* **AIM OF THE TASK**:
A single run of lines is to be printed exactly: starting at the line with "Write the matplotlib code for this chart." and ending at the line with "lw=1.2, clip_on=False, zorder=1))", both included. Leave the pictures out.

§ §

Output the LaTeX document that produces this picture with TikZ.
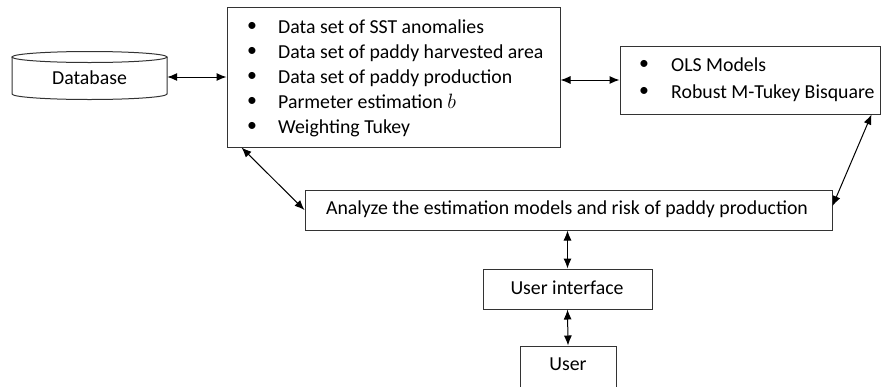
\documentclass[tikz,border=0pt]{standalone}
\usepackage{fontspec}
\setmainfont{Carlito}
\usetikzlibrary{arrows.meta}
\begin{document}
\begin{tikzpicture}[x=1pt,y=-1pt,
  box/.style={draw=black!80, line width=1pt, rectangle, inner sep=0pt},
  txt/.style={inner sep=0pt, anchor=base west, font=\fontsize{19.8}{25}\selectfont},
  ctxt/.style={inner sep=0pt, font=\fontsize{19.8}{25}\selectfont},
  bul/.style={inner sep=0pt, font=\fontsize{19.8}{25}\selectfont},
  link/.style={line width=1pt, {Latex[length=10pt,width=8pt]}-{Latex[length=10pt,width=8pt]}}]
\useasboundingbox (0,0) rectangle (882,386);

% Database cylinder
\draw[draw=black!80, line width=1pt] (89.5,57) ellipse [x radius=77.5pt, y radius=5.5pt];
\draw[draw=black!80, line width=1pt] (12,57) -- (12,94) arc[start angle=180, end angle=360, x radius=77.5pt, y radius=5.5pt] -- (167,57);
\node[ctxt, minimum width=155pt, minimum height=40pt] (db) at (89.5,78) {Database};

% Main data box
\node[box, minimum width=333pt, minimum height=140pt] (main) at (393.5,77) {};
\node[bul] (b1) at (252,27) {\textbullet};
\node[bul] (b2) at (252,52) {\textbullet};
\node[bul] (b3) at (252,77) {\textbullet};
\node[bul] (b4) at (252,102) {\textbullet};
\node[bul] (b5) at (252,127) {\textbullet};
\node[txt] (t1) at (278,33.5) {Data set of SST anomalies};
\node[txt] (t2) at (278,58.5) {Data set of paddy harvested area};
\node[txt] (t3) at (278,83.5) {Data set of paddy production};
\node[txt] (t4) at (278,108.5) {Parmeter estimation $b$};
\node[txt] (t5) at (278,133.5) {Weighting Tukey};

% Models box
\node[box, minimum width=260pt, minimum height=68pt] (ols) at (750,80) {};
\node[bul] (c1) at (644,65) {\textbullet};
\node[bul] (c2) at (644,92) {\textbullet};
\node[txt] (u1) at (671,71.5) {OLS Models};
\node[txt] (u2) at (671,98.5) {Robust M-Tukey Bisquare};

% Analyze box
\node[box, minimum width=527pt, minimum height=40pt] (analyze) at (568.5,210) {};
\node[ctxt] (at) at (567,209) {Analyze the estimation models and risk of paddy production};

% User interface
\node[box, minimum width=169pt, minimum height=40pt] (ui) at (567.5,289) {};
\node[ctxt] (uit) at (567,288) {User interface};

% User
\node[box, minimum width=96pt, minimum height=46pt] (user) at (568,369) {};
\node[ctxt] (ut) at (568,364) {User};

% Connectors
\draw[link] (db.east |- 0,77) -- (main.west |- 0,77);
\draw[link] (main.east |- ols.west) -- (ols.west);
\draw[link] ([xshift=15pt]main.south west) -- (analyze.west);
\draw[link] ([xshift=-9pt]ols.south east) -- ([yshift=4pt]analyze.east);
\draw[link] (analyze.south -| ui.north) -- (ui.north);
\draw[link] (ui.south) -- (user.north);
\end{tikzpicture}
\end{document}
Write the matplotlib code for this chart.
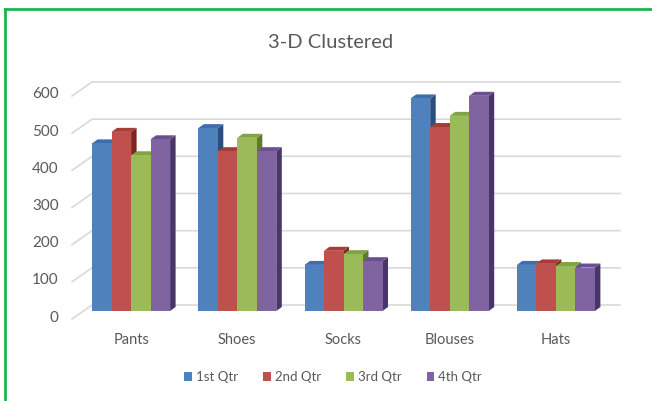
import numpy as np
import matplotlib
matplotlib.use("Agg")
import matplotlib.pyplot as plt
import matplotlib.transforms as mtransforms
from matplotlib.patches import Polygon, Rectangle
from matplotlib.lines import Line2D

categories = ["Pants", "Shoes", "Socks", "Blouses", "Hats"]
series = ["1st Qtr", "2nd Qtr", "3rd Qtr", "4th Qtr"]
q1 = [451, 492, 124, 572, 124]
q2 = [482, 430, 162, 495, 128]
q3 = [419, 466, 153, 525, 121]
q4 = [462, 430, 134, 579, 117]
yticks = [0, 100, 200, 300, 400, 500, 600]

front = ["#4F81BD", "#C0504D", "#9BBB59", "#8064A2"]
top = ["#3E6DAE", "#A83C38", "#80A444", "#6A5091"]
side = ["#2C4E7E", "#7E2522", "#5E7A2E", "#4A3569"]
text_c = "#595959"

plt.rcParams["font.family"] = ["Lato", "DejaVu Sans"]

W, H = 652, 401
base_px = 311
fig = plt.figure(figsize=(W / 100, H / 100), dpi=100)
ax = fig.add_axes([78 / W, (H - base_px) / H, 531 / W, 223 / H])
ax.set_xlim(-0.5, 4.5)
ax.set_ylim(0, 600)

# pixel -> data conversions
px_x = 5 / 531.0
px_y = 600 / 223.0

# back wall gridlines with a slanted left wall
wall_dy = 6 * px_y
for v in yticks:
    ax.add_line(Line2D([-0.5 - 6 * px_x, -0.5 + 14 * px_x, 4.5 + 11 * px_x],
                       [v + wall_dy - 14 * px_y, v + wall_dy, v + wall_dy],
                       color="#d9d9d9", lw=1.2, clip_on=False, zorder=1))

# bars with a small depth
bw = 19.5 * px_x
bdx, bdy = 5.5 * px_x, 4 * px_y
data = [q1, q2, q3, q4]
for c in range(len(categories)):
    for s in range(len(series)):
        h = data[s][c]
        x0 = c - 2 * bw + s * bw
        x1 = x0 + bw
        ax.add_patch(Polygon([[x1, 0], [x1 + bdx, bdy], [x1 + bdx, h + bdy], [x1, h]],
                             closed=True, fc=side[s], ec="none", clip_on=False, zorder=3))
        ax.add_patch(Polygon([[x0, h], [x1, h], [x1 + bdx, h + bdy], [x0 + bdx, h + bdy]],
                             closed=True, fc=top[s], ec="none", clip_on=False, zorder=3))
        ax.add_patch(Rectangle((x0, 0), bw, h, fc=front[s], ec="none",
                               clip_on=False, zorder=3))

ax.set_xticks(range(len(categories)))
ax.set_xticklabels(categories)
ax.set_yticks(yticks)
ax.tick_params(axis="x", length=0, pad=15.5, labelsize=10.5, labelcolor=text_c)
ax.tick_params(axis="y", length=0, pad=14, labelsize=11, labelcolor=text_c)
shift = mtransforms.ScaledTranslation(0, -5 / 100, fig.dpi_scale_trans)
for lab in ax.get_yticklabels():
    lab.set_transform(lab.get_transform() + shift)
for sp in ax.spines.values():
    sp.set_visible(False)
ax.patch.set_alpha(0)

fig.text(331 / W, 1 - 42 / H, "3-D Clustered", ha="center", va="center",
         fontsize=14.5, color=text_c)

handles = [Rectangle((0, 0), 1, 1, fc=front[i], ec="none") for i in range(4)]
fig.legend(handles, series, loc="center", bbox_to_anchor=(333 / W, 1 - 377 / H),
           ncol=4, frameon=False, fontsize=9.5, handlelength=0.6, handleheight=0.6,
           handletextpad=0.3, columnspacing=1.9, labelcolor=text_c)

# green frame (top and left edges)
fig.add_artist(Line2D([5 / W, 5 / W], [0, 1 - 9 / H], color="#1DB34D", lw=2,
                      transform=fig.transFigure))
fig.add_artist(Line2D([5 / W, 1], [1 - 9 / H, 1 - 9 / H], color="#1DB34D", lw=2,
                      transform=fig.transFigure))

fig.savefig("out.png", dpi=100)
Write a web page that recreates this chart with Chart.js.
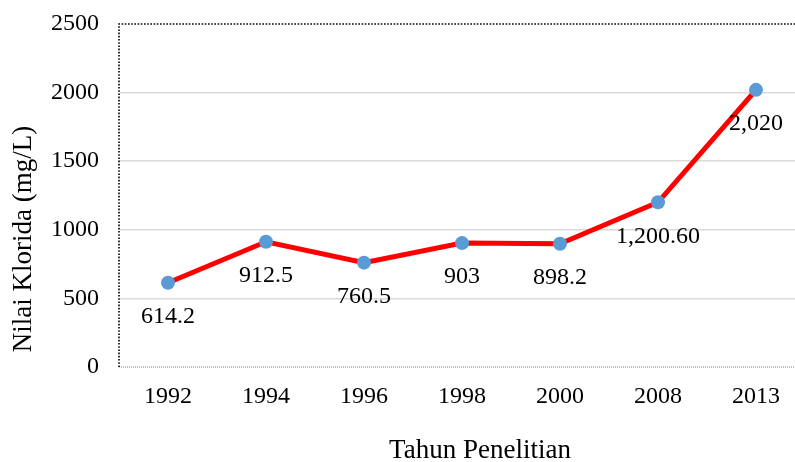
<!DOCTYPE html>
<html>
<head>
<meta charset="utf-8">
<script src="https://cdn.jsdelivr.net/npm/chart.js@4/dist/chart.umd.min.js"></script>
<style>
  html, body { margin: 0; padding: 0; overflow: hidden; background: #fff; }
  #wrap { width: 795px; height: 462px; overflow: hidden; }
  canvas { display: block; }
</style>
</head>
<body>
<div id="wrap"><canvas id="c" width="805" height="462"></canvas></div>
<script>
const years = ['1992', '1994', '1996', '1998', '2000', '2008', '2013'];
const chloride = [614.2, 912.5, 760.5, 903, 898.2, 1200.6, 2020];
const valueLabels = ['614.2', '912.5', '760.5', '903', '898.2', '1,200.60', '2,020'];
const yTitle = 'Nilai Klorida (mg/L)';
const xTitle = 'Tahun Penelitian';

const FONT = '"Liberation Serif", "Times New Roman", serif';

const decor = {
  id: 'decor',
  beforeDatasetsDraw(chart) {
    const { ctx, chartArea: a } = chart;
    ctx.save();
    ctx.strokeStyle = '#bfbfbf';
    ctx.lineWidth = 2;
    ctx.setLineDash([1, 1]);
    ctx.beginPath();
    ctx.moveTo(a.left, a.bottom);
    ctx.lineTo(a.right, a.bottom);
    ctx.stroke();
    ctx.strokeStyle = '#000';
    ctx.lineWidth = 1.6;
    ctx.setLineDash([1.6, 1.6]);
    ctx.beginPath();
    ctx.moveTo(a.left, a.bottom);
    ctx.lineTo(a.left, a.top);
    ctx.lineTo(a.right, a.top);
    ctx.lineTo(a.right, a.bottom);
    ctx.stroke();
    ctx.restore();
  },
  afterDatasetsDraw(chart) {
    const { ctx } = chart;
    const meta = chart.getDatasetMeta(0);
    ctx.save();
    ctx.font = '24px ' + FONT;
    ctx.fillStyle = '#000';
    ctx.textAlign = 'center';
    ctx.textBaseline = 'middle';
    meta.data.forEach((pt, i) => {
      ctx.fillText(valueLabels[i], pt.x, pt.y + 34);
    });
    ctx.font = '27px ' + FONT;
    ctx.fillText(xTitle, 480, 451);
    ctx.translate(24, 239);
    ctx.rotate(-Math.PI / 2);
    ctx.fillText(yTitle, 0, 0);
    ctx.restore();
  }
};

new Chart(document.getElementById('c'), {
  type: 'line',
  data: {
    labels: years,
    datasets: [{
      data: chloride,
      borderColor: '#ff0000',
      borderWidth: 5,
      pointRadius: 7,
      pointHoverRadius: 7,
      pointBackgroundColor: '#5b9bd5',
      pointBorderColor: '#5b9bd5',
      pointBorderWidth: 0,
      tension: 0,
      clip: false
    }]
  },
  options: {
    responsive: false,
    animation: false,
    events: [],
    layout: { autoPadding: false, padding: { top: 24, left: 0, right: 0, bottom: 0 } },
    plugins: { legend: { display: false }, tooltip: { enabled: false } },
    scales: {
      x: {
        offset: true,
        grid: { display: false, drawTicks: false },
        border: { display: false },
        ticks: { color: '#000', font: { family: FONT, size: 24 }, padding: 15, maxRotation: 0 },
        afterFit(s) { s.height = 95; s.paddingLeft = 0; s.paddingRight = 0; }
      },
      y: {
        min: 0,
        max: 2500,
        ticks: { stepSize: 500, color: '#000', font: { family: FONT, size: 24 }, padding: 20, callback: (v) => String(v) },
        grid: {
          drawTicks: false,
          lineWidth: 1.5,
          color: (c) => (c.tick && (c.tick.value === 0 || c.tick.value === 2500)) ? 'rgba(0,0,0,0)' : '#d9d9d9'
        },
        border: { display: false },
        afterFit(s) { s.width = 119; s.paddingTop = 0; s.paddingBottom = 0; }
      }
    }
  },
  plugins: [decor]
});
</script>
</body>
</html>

§ §

* **WORKED SOLUTION**:
Write the matplotlib code for this chart.
import numpy as np
import matplotlib
matplotlib.use("Agg")
import matplotlib.pyplot as plt
import matplotlib.transforms as mtransforms
from matplotlib.patches import Polygon, Rectangle
from matplotlib.lines import Line2D

categories = ["Pants", "Shoes", "Socks", "Blouses", "Hats"]
series = ["1st Qtr", "2nd Qtr", "3rd Qtr", "4th Qtr"]
q1 = [451, 492, 124, 572, 124]
q2 = [482, 430, 162, 495, 128]
q3 = [419, 466, 153, 525, 121]
q4 = [462, 430, 134, 579, 117]
yticks = [0, 100, 200, 300, 400, 500, 600]

front = ["#4F81BD", "#C0504D", "#9BBB59", "#8064A2"]
top = ["#3E6DAE", "#A83C38", "#80A444", "#6A5091"]
side = ["#2C4E7E", "#7E2522", "#5E7A2E", "#4A3569"]
text_c = "#595959"

plt.rcParams["font.family"] = ["Lato", "DejaVu Sans"]

W, H = 652, 401
base_px = 311
fig = plt.figure(figsize=(W / 100, H / 100), dpi=100)
ax = fig.add_axes([78 / W, (H - base_px) / H, 531 / W, 223 / H])
ax.set_xlim(-0.5, 4.5)
ax.set_ylim(0, 600)

# pixel -> data conversions
px_x = 5 / 531.0
px_y = 600 / 223.0

# back wall gridlines with a slanted left wall
wall_dy = 6 * px_y
for v in yticks:
    ax.add_line(Line2D([-0.5 - 6 * px_x, -0.5 + 14 * px_x, 4.5 + 11 * px_x],
                       [v + wall_dy - 14 * px_y, v + wall_dy, v + wall_dy],
                       color="#d9d9d9", lw=1.2, clip_on=False, zorder=1))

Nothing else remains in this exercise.